I hope someone can answer this that has a good deep understanding of Python :)
Consider the following code:
>>> class A(object):
... pass
...
>>> def __repr__(self):
... return "A"
...
>>> from types import MethodType
>>> a = A()
>>> a
<__main__.A object at 0x00AC6990>
>>> repr(a)
'<__main__.A object at 0x00AC6990>'
>>> setattr(a, "__repr__", MethodType(__repr__, a, a.__class__))
>>> a
<__main__.A object at 0x00AC6990>
>>> repr(a)
'<__main__.A object at 0x00AC6990>'
>>>
Notice how repr(a) does not yield the expected result of "A" ?
I want to know why this is the case and if there is a way to achieve this...

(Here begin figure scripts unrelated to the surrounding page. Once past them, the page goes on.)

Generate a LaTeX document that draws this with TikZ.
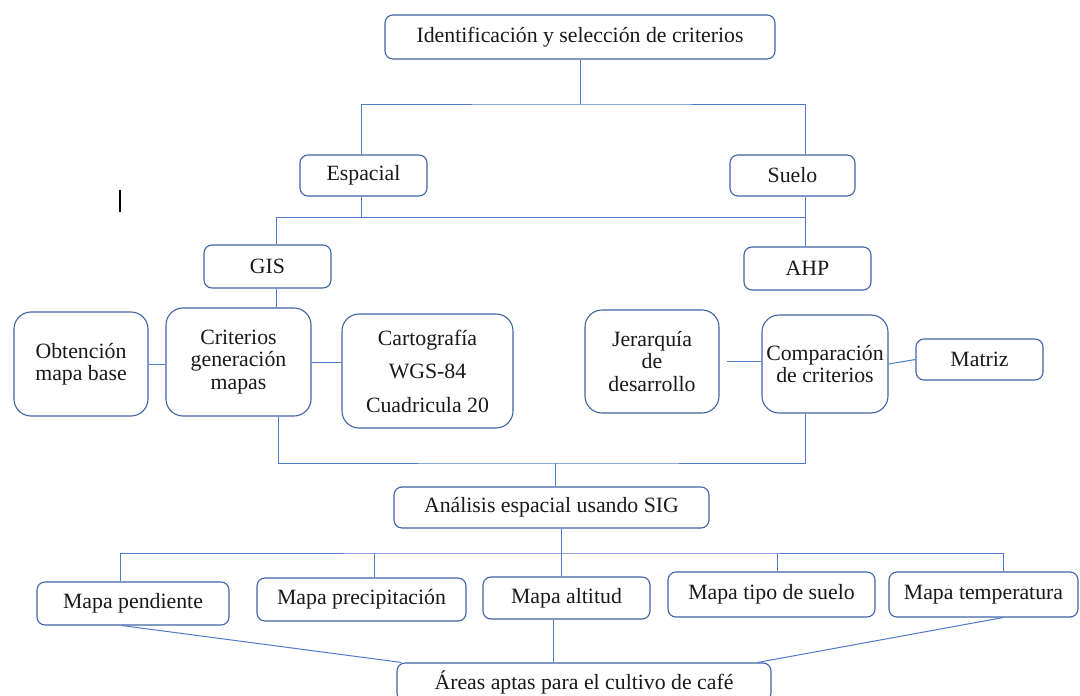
\documentclass[tikz,border=0pt]{standalone}
\usepackage{fontspec}
\setmainfont{Liberation Serif}
\usepackage{tikz}
\definecolor{borde}{RGB}{62,100,165}
\definecolor{linea}{RGB}{78,122,204}
\definecolor{texto}{RGB}{25,25,25}

\begin{document}
\begin{tikzpicture}[x=1pt,y=-1pt,font=\fontsize{21.8}{22.5}\selectfont]
		\tikzstyle{caja}=[draw=borde,line width=1.1pt,rounded corners=8pt,inner sep=0pt,text=texto,align=center]
		\tikzstyle{cajaalta}=[caja,rounded corners=17pt]
		\tikzstyle{enlace}=[draw=linea,line width=1pt]
		\path[use as bounding box,clip] (0,0) rectangle (1080,696);

		\node[caja,minimum width=390,minimum height=44] (ident) at (580,37) {Identificación y selección de criterios};
		\node[caja,minimum width=127,minimum height=41] (esp) at (363.5,175.5) {Espacial};
		\node[caja,minimum width=125,minimum height=41] (suelo) at (792.5,175.5) {Suelo};
		\node[caja,minimum width=127,minimum height=43] (gis) at (267.5,266.5) {GIS};
		\node[caja,minimum width=127,minimum height=43] (ahp) at (807.5,268.5) {AHP};
		\node[cajaalta,minimum width=134,minimum height=104] (obt) at (81,364) {Obtención\\mapa base};
		\node[cajaalta,minimum width=145,minimum height=108] (crit) at (238.5,362) {Criterios\\generación\\mapas};
		\node[cajaalta,minimum width=171,minimum height=114] (carto) at (427.5,371) {Cartografía\\[11pt]WGS-84\\[11pt]Cuadricula 20};
		\node[cajaalta,minimum width=134,minimum height=103] (jer) at (652,361.5) {Jerarquía\\de\\desarrollo};
		\node[cajaalta,minimum width=126,minimum height=98] (comp) at (825,364) {Comparación\\de criterios};
		\node[caja,minimum width=127,minimum height=41] (matriz) at (979.5,359.5) {Matriz};
		\node[caja,minimum width=315,minimum height=41] (anal) at (551.5,507.5) {Análisis espacial usando SIG};
		\node[caja,minimum width=192,minimum height=43] (pend) at (133,603.5) {Mapa pendiente};
		\node[caja,minimum width=209,minimum height=43] (prec) at (361.5,599.5) {Mapa precipitación};
		\node[caja,minimum width=167,minimum height=42] (alt) at (566.5,598) {Mapa altitud};
		\node[caja,minimum width=207,minimum height=45] (tipo) at (771.5,594.5) {Mapa tipo de suelo};
		\node[caja,minimum width=189,minimum height=45] (temp) at (983.5,594.5) {Mapa temperatura};
		\node[caja,minimum width=374,minimum height=38] (areas) at (584,682) {Áreas aptas para el cultivo de café};

		% ejes verticales de las uniones
		\coordinate (xe) at (361,0);
		\coordinate (xs) at (805,0);
		\coordinate (xg) at (276,0);
		\coordinate (xc) at (278,0);
		\coordinate (xa) at (561,0);
		\coordinate (xp) at (120,0);
		\coordinate (xr) at (374,0);
		\coordinate (xt) at (777,0);
		\coordinate (xm) at (1003,0);
		\coordinate (b1) at (580,104);
		\coordinate (b2) at (805,217);
		\coordinate (b3) at (555,463);
		\coordinate (b4) at (561,553);
		\coordinate (cursor) at (120,190);

		\draw[enlace] (ident) -- (b1);
		\draw[enlace] (esp.north -| xe) |- (b1) -| (suelo.north -| xs);
		\draw[enlace] (esp.south -| xe) -- (b2 -| xe);
		\draw[enlace] (suelo.south -| xs) -- (ahp.north -| xs);
		\draw[enlace] (gis.north -| xg) |- (b2);
		\draw[enlace] (gis.south -| xg) -- (crit.north -| xg);
		\draw[enlace] (obt.east) -- (crit.west |- obt.east);
		\draw[enlace] (crit.east) -- (carto.west |- crit.east);
		\draw[enlace] ([xshift=7pt]jer.east) -- (comp.west |- jer.east);
		\draw[enlace] (comp.east) -- (matriz.west);
		\draw[enlace] (crit.south -| xc) |- (b3) -| (comp.south -| xs);
		\draw[enlace] (b3) -- (anal.north -| b3);
		\draw[enlace] (anal.south -| xa) -- (alt.north -| xa);
		\draw[enlace] (pend.north -| xp) |- (b4) -| (tipo.north -| xm);
		\draw[enlace] (prec.north -| xr) -- (b4 -| xr);
		\draw[enlace] (tipo.north -| xt) -- (b4 -| xt);
		\draw[enlace] (temp.north -| xm) -- (b4 -| xm);
		\draw[enlace] (pend.south -| 122,0) -- ([xshift=5pt]areas.north west);
		\draw[enlace] (alt.south -| 553,0) -- (areas.north -| 553,0);
		\draw[enlace] (temp.south -| xm) -- ([xshift=-14pt]areas.north east);
		\draw[black,line width=1.3pt] (cursor) -- ++(0,22);

	\end{tikzpicture}
\end{document}
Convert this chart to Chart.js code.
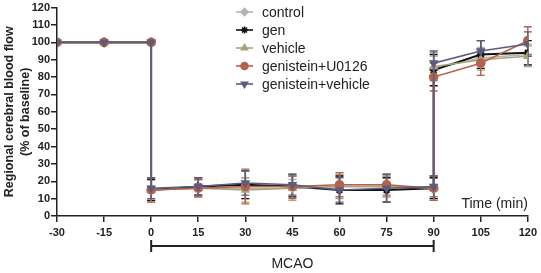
<!DOCTYPE html>
<html>
<head>
<meta charset="utf-8">
<script src="https://cdn.jsdelivr.net/npm/chart.js@4.4.0/dist/chart.umd.min.js"></script>
<style>
  html, body { margin: 0; padding: 0; background: #fff; }
</style>
</head>
<body>
<canvas id="cbfChart" width="541" height="273"></canvas>
<script>
/* ================================
   Data
================================ */
// 0 and 90 appear twice: the drop at MCAO onset and the rise at reperfusion
const times = [-30, -15, 0, 0, 15, 30, 45, 60, 75, 90, 90, 105, 120];

const controlVals   = [100, 100, 100, 15, 16, 16, 16, 17, 17, 16, 85, 91, 93];
const genVals       = [100, 100, 100, 15, 17, 18, 17, 15, 15, 16, 84, 93, 94];
const vehicleVals   = [100, 100, 100, 15, 16, 15, 16, 17, 17, 16, 86, 90, 92];
const genU0126Vals  = [100, 100, 100, 15, 16, 17, 17, 18, 18, 16, 80, 88, 101];
const genVehVals    = [100, 100, 100, 16, 17, 19, 18, 15, 16, 17, 88, 95, 99];

const controlErr    = [0, 0, 0, 6, 5, 6, 5, 6, 6, 6, 7, 6, 6];
const genErr        = [0, 0, 0, 6, 5, 8, 6, 8, 7, 6, 9, 8, 7];
const vehicleErr    = [0, 0, 0, 7, 5, 7, 7, 7, 6, 7, 8, 6, 6];
const genU0126Err   = [0, 0, 0, 7, 5, 10, 7, 7, 6, 7, 8, 7, 8];
const genVehErr     = [0, 0, 0, 6, 5, 7, 6, 7, 8, 6, 7, 6, 7];

const seriesNames = ["control", "gen", "vehicle", "genistein+U0126", "genistein+vehicle"];
const xTicks = [-30, -15, 0, 15, 30, 45, 60, 75, 90, 105, 120];
const yTicks = [0, 10, 20, 30, 40, 50, 60, 70, 80, 90, 100, 110, 120];
const mcaoSpan = [0, 90];

/* ================================
   Helpers
================================ */
const FONT = "'Liberation Sans', Arial, sans-serif";
const NARROW = "'Liberation Sans Narrow', 'Arial Narrow', 'Liberation Sans', sans-serif";
const INK = "#222";

function toPoints(vals) {
  return vals.map((v, i) => ({ x: times[i], y: v }));
}

function makeSet(i, vals, errs, color, style, extra = {}) {
  return {
    label: seriesNames[i],
    data: toPoints(vals),
    errors: errs,
    borderColor: color,
    backgroundColor: color,
    pointBackgroundColor: color,
    pointBorderColor: color,
    borderWidth: 1.6,
    pointStyle: style,
    pointRadius: 4,
    pointHoverRadius: 4,
    tension: 0,
    ...extra
  };
}

/* ================================
   Plugins
================================ */
// vertical error bars with caps, drawn through the scales
const errorBars = {
  id: "errorBars",
  beforeDatasetsDraw(chart) {
    const { ctx, scales: { x, y } } = chart;
    chart.data.datasets.forEach((ds) => {
      ctx.save();
      ctx.strokeStyle = ds.borderColor;
      ctx.lineWidth = 1.4;
      ds.data.forEach((p, j) => {
        const e = ds.errors[j];
        if (!e) return;
        const px = x.getPixelForValue(p.x);
        const top = y.getPixelForValue(p.y + e);
        const bot = y.getPixelForValue(p.y - e);
        ctx.beginPath();
        ctx.moveTo(px, top); ctx.lineTo(px, bot);
        ctx.moveTo(px - 4, top); ctx.lineTo(px + 4, top);
        ctx.moveTo(px - 4, bot); ctx.lineTo(px + 4, bot);
        ctx.stroke();
      });
      ctx.restore();
    });
  }
};

// MCAO bracket under the axis, plus "Time (min)" and the legend
const extras = {
  id: "extras",
  afterDraw(chart) {
    const { ctx, chartArea, scales: { x, y } } = chart;
    ctx.save();

    // bracket
    const x0 = x.getPixelForValue(mcaoSpan[0]);
    const x1 = x.getPixelForValue(mcaoSpan[1]);
    const by = chartArea.bottom + 30;
    ctx.strokeStyle = INK;
    ctx.lineWidth = 2;
    ctx.beginPath();
    ctx.moveTo(x0, by); ctx.lineTo(x1, by);
    ctx.moveTo(x0, by - 6); ctx.lineTo(x0, by + 6);
    ctx.moveTo(x1, by - 6); ctx.lineTo(x1, by + 6);
    ctx.stroke();

    // time label inside the plot
    ctx.fillStyle = INK;
    ctx.font = `14px ${FONT}`;
    ctx.textAlign = "right";
    ctx.textBaseline = "middle";
    ctx.fillText("Time (min)", chartArea.right, y.getPixelForValue(7));

    // legend
    ctx.textAlign = "left";
    chart.data.datasets.forEach((ds, i) => {
      const ly = 12 + i * 18;
      ctx.strokeStyle = ds.borderColor;
      ctx.lineWidth = 1.6;
      ctx.beginPath();
      ctx.moveTo(236, ly); ctx.lineTo(253, ly);
      ctx.stroke();
      ctx.fillStyle = ds.borderColor;
      Chart.helpers.drawPoint(ctx, {
        pointStyle: ds.pointStyle,
        radius: 3.5,
        rotation: ds.pointRotation || 0,
        borderWidth: ds.pointStyle === "star" ? 2 : 1
      }, 244.5, ly);
      ctx.fillStyle = INK;
      ctx.fillText(ds.label, 262, ly + 1);
    });
    ctx.restore();
  }
};

/* ================================
   Render Chart
================================ */
function renderChart() {
  const ctx = document.getElementById("cbfChart");

  const datasets = [
    makeSet(0, controlVals, controlErr, "#b3b3b3", "rectRot", { order: 4 }),
    makeSet(1, genVals, genErr, "#111111", "star", { order: 3, borderWidth: 2, pointBorderWidth: 2 }),
    makeSet(2, vehicleVals, vehicleErr, "#a9a27a", "triangle", { order: 2 }),
    makeSet(3, genU0126Vals, genU0126Err, "#b5624b", "circle", { order: 1 }),
    makeSet(4, genVehVals, genVehErr, "#5d5c7e", "triangle", { order: 0, pointRotation: 180 })
  ];

  new Chart(ctx, {
    type: "line",
    data: { datasets },
    options: {
      responsive: false,
      animation: false,
      layout: { padding: { top: 2, right: 12, left: 0, bottom: 0 } },
      plugins: {
        legend: { display: false },
        tooltip: { enabled: false }
      },
      scales: {
        x: {
          type: "linear",
          min: -30,
          max: 120,
          afterBuildTicks: (s) => { s.ticks = xTicks.map(v => ({ value: v })); },
          ticks: { color: INK, font: { family: FONT, size: 11, weight: "bold" }, padding: 4 },
          grid: { drawOnChartArea: false, drawTicks: true, tickLength: 6, color: INK, lineWidth: 1.5 },
          border: { color: INK, width: 1.5 },
          title: {
            display: true,
            text: "MCAO",
            color: INK,
            font: { family: FONT, size: 14 },
            padding: { top: 13, bottom: 0 }
          }
        },
        y: {
          min: 0,
          max: 120,
          afterBuildTicks: (s) => { s.ticks = yTicks.map(v => ({ value: v })); },
          afterFit: (s) => { s.width = 57; },
          ticks: { color: INK, font: { family: FONT, size: 11, weight: "bold" }, padding: 1 },
          grid: { drawOnChartArea: false, drawTicks: true, tickLength: 6, color: INK, lineWidth: 1.5 },
          border: { color: INK, width: 1.5 },
          title: {
            display: true,
            text: ["Regional cerebral blood flow", "(% of baseline)"],
            color: INK,
            font: { family: NARROW, size: 12.5, weight: "bold", lineHeight: 1.28 },
            padding: { top: 2, bottom: 0 }
          }
        }
      }
    },
    plugins: [errorBars, extras]
  });
}

document.addEventListener("DOMContentLoaded", renderChart);
</script>
</body>
</html>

I contrast, the following example works however (Maybe because we're not trying to override a special method?):
>>> class A(object):
... def foo(self):
... return "foo"
...
>>> def bar(self):
... return "bar"
...
>>> from types import MethodType
>>> a = A()
>>> a.foo()
'foo'
>>> setattr(a, "foo", MethodType(bar, a, a.__class__))
>>> a.foo()
'bar'
>>>
Python usually doesn't call the special methods (those with name surrounded by __) on the instance, but only on the class. (Although this is an implementation detail, it's characteristic of CPython, the standard interpreter.) So there's no way to override __repr__() directly on an instance and make it work. Instead, you need to do something like so:
class A(object):
def __repr__(self):
return self._repr()
def _repr(self):
return object.__repr__(self)
Now you can override __repr__() on an instance by substituting _repr().
As explained in Special Method Lookup:
For custom classes, implicit invocations of special methods are only guaranteed to work correctly if defined on an object’s type, not in the object’s instance dictionary … In addition to bypassing any instance attributes in the interest of correctness, implicit special method lookup generally also bypasses the __getattribute__() method even of the object’s metaclass
(The part I've snipped out explains the rationale behind this, if you're interested in that.)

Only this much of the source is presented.